The ministry of public administration issued the notification, which The Daily Star received by fax in the evening.
The ministry move came two days into a cabinet decision to remind public employees about the investment stipulations.
Interestingly, a few hours before issuance of the notification, M Khairul Hossain, chairman of the Securities and Exchange Commission, the stockmarket regulator, told the press that no decision was taken at Monday’s cabinet meeting to stop public servants from investing in the share market.
The ministry notification, signed by senior secretary Abdus Sobhan Sikder, cited ‘The Government Servants (Conduct) Rules 1979’ in reminding the public servants of the stipulations.
The first sub-rule of Section 15 of the Service Rules titled ‘Speculation and investment’ topic says, “No Government servant shall speculate in investments. For the purpose of this sub-rule, the habitual purchase and sale of securities of notoriously fluctuating value shall be deemed to be speculation in investments.”
The notification also cited another sub-rule that says no government servant shall make any investment the value of which is likely to be affected by some event “of which information is available to him as a Government servant and is not equally available to the general public”.
If any question arises whether a security or an investment is of the nature referred to the abovementioned sub-rules, the decision of the government will be considered final, Section 15 added.
On Monday, the cabinet decided to remind public employees about the service rules that prohibit involvement in profit-making activities, including stock business, without prior permission.
At the meeting, a couple of ministers drew the cabinet's attention to the huge number of government employees and their dependants being engaged in the stock business. This, the ministers observed, had been hampering public service. Besides, employees with stock investments tend to take a hostile attitude towards the government when their shares slump.
Agreeing with the observations, Prime Minister Sheikh Hasina enquired about the Government Servant (Conduct) Rules 1979 and directed the ministries concerned to remind the employees about the stipulations.
“We all know that stockmarkets are risky.
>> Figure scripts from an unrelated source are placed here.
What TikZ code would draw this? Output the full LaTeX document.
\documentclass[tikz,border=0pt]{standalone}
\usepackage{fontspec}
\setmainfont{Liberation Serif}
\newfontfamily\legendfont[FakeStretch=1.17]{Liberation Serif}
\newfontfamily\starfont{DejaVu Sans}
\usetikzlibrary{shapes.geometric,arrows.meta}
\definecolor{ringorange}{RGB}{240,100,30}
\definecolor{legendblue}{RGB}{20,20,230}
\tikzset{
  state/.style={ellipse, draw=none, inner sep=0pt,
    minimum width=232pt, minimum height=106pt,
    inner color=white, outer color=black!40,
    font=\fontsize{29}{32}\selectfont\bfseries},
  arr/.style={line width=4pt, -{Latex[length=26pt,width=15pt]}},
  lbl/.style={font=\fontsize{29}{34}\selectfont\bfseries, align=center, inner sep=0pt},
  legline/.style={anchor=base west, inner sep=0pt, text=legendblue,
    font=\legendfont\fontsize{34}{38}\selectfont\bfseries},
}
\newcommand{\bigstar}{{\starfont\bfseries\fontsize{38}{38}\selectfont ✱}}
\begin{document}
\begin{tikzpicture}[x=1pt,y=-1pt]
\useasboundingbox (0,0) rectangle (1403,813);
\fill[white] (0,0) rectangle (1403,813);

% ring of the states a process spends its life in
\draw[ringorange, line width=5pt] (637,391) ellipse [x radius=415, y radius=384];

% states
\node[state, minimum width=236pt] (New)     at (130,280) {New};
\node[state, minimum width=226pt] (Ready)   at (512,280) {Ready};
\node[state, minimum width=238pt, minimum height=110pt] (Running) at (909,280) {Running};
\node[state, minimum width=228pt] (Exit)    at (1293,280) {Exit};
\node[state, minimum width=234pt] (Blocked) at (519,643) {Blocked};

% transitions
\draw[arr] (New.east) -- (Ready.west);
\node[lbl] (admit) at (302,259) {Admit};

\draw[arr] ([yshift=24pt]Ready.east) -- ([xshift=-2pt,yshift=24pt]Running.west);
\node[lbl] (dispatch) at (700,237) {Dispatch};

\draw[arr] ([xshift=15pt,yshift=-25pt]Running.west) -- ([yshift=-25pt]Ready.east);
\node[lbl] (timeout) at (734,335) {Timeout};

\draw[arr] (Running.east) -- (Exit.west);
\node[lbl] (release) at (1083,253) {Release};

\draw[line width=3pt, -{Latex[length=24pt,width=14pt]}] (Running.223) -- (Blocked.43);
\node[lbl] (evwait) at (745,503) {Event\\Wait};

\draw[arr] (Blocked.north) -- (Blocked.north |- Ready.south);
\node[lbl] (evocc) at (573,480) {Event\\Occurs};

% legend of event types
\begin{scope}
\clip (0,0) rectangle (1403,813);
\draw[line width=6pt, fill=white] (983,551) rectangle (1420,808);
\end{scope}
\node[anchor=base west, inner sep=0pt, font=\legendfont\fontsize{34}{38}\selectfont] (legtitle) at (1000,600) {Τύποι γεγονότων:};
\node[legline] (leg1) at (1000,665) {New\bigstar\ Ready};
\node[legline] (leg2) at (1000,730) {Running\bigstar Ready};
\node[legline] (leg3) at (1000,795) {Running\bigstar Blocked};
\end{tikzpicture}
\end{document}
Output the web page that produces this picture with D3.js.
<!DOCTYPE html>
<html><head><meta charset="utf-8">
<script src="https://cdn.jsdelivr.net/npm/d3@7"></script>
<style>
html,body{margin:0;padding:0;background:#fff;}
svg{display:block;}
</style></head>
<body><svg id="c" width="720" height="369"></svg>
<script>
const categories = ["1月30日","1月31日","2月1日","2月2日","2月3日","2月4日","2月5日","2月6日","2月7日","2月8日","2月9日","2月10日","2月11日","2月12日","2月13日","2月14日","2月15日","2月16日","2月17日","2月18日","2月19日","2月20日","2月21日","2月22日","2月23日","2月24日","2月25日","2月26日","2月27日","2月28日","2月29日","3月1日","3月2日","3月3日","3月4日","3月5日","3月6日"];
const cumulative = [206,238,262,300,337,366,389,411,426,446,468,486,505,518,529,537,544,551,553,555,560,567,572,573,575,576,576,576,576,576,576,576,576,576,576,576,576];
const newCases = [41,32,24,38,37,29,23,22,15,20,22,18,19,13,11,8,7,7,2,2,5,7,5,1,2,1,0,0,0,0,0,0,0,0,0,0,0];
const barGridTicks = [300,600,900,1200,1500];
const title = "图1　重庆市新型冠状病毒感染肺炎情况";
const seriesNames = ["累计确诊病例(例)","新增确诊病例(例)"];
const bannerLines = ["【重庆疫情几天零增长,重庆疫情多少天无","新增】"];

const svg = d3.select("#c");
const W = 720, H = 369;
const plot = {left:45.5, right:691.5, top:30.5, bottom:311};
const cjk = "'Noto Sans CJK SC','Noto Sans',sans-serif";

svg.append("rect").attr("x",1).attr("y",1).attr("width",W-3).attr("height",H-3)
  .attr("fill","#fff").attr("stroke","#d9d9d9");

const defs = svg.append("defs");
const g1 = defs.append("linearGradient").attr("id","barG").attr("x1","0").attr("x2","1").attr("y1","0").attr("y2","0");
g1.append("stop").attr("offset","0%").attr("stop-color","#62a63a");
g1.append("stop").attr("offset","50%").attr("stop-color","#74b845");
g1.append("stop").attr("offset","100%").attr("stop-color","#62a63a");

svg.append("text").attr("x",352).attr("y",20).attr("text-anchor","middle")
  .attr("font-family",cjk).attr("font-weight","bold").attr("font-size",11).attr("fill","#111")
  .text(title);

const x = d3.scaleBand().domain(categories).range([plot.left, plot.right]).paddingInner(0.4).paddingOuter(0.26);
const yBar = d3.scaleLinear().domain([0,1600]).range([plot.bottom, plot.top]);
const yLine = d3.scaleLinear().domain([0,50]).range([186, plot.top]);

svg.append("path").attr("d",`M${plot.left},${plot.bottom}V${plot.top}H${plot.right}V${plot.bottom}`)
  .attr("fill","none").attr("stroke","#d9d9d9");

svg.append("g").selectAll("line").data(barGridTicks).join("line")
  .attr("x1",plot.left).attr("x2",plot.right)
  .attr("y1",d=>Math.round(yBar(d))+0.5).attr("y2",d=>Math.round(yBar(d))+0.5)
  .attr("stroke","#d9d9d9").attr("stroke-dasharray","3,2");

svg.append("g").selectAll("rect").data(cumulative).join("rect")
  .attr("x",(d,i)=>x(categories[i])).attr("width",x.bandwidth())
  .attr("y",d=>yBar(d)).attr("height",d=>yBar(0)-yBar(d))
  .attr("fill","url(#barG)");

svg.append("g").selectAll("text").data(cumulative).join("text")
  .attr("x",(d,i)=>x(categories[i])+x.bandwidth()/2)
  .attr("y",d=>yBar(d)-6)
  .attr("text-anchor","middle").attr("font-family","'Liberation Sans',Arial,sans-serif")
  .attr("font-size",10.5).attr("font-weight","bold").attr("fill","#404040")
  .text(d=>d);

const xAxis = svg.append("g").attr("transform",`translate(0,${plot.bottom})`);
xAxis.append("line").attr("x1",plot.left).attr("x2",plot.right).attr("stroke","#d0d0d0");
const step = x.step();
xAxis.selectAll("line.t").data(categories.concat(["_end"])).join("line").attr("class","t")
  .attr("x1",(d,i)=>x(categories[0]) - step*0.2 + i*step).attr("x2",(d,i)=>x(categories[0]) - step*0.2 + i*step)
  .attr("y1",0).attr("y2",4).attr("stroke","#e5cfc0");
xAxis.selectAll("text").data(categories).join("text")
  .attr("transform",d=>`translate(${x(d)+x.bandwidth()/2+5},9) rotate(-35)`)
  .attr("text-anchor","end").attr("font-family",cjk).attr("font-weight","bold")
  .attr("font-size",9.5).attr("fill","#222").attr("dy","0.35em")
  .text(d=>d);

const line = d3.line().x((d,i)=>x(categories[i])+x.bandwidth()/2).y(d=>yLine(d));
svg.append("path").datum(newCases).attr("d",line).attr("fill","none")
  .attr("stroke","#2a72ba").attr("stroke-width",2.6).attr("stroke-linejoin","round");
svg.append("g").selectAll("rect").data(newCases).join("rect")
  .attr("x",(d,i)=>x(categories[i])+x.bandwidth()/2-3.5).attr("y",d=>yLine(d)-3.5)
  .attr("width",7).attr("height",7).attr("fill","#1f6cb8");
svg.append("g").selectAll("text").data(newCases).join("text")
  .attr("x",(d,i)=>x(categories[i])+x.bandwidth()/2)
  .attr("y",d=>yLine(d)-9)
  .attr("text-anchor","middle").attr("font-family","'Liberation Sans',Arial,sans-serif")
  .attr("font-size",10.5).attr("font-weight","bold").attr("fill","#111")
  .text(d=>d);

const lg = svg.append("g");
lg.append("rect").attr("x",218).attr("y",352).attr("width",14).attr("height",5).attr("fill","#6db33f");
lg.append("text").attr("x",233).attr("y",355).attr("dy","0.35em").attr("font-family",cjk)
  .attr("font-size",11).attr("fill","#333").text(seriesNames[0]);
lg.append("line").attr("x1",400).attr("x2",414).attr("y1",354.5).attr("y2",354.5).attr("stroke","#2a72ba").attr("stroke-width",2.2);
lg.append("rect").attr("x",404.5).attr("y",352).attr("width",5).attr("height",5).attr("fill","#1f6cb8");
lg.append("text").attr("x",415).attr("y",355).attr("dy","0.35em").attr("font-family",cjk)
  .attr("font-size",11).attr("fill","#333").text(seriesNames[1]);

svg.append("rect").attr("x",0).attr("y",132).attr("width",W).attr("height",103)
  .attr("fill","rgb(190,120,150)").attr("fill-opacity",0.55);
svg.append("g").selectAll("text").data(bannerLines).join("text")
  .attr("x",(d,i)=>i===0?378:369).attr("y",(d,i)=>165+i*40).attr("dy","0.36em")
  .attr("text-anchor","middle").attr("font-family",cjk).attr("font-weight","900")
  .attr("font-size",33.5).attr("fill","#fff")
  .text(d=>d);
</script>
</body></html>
We also know that it is not appropriate for military and civil officials to get involved in this kind of business,” prime minister's press secretary Abul Kalam Azad said while briefing newsmen after the meeting Monday.
Former bureaucrats welcomed the government move.
“Government officials should not be allowed to engage in stock trading where there might be scope for a conflict of interest,” said Akbar Ali Khan, a former finance secretary and adviser of the caretaker government.
“Even where there is no conflict of interest, the government still can impose a ban as their involvement could hamper government activities,” he said.